To develop ultraefficient electrocatalysts for application in oxygen electrochemistry based energy conversion and storage devices, herein, an extremely facile synthesis procedure has been innovated to synthesize hierarchical CoMoS₄ flakes with nanocrystallinity and ample intrasheet porosity with wettable surface, and the material has been used as a prospective electrocatalyst for oxygen evolution reaction (OER) in alkaline medium. The electrochemical analysis reveals that CoMoS₄ electrocatalyzes OER at a low overpotential. Further, it is ascertained that the electrocatalytic OER by CoMoS₄ occurs with a very low value of Tafel slope and high turnover frequency. In addition, CoMoS₄ shows excellent current retention and constant potential requirement during electrocatalytic OER for long duration and low charge transfer resistance during the electrochemical reactions.

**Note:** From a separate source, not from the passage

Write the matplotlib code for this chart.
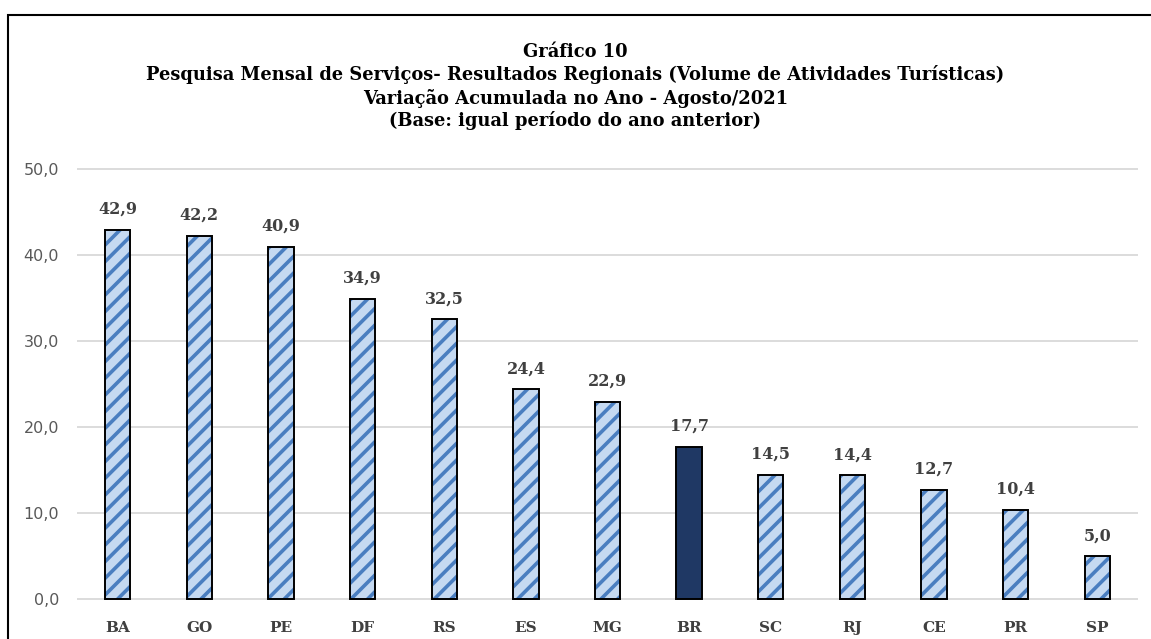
import matplotlib
matplotlib.use("Agg")
import matplotlib.pyplot as plt
from matplotlib.patches import Rectangle

categories = ["BA", "GO", "PE", "DF", "RS", "ES", "MG", "BR", "SC", "RJ", "CE", "PR", "SP"]
values = [42.9, 42.2, 40.9, 34.9, 32.5, 24.4, 22.9, 17.7, 14.5, 14.4, 12.7, 10.4, 5.0]
highlight = "BR"
yticks = [0, 10, 20, 30, 40, 50]
title_lines = [
    "Gráfico 10",
    "Pesquisa Mensal de Serviços- Resultados Regionais (Volume de Atividades Turísticas)",
    "Variação Acumulada no Ano - Agosto/2021",
    "(Base: igual período do ano anterior)",
]

plt.rcParams["hatch.linewidth"] = 2.6
serif = ["DejaVu Serif"]
fig = plt.figure(figsize=(11.51, 6.39), dpi=100)
ax = fig.add_axes([77/1151, 1-600/639, (1138-77)/1151, (600-168)/639])

x = list(range(len(categories)))
w = 0.31
for xi, c, v in zip(x, categories, values):
    if c == highlight:
        ax.bar(xi, v, width=w, color="#1F3864", edgecolor="black", linewidth=1.4, zorder=3)
    else:
        ax.bar(xi, v, width=w, color="#C5D9F1", edgecolor="#4A7EC0", hatch="//", linewidth=0, zorder=3)
        ax.bar(xi, v, width=w, fill=False, edgecolor="black", linewidth=1.4, zorder=4)
    ax.text(xi, v + 1.4, f"{v:.1f}".replace(".", ","), ha="center", va="bottom",
            fontsize=11.5, fontweight="bold", family=serif, color="#404040")

ax.set_xlim(-0.5, len(categories) - 0.5)
ax.set_ylim(-0.06, 50.06)
ax.set_yticks(yticks)
ax.set_yticklabels([f"{t:.1f}".replace(".", ",") for t in yticks], fontsize=11.5, color="#595959")
ax.set_xticks(x)
ax.set_xticklabels(categories, fontsize=11, fontweight="bold", family=serif, color="#404040")
ax.tick_params(axis="both", length=0)
ax.tick_params(axis="y", pad=13)
ax.tick_params(axis="x", pad=15)
for s in ax.spines.values():
    s.set_visible(False)
ax.grid(axis="y", color="#D9D9D9", linewidth=1.3, zorder=0)
ax.set_axisbelow(True)

ys = [52, 75, 98, 121]
for t, y in zip(title_lines, ys):
    fig.text(0.5, 1 - y/639, t, ha="center", va="center", fontsize=12.9,
             fontweight="bold", family=serif, color="black")

fig.patches.append(Rectangle((8/1151, -0.1), 1.2, 1 - 15/639 + 0.1, transform=fig.transFigure,
                             fill=False, edgecolor="black", linewidth=1.5))
fig.savefig("out.png", dpi=100)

The small crystallites and model microstructural physiognomies of flake-like CoMoS₄ offer supreme accessibility to the integrated catalytic sites and lowly-restricted diffusibility of the electroactive ions for improved overall kinetics of the electrocatalytic OER. The small crystallites in flake-like CoMoS₄ also offer more electroactive surface, which leads to rich turnover frequency and improved kinetics during electrocatalytic OER. In addition, the flake-like microstructure of CoMoS₄ possess ample intersheet porosity, which provides microstructural sturdiness during ion intercalation/de-intercalation and facilitates the easy escape of the gaseous oxygen produced during electrocatalytic OER for a very long duration. The study demonstrates the chemical and microstructural design of non-noble multimetal sulfides for the future development of highly efficient OER electrocatalysts, which will boost the advancement of ultraefficient energy conversion and storage systems based on oxygen electrochemistry.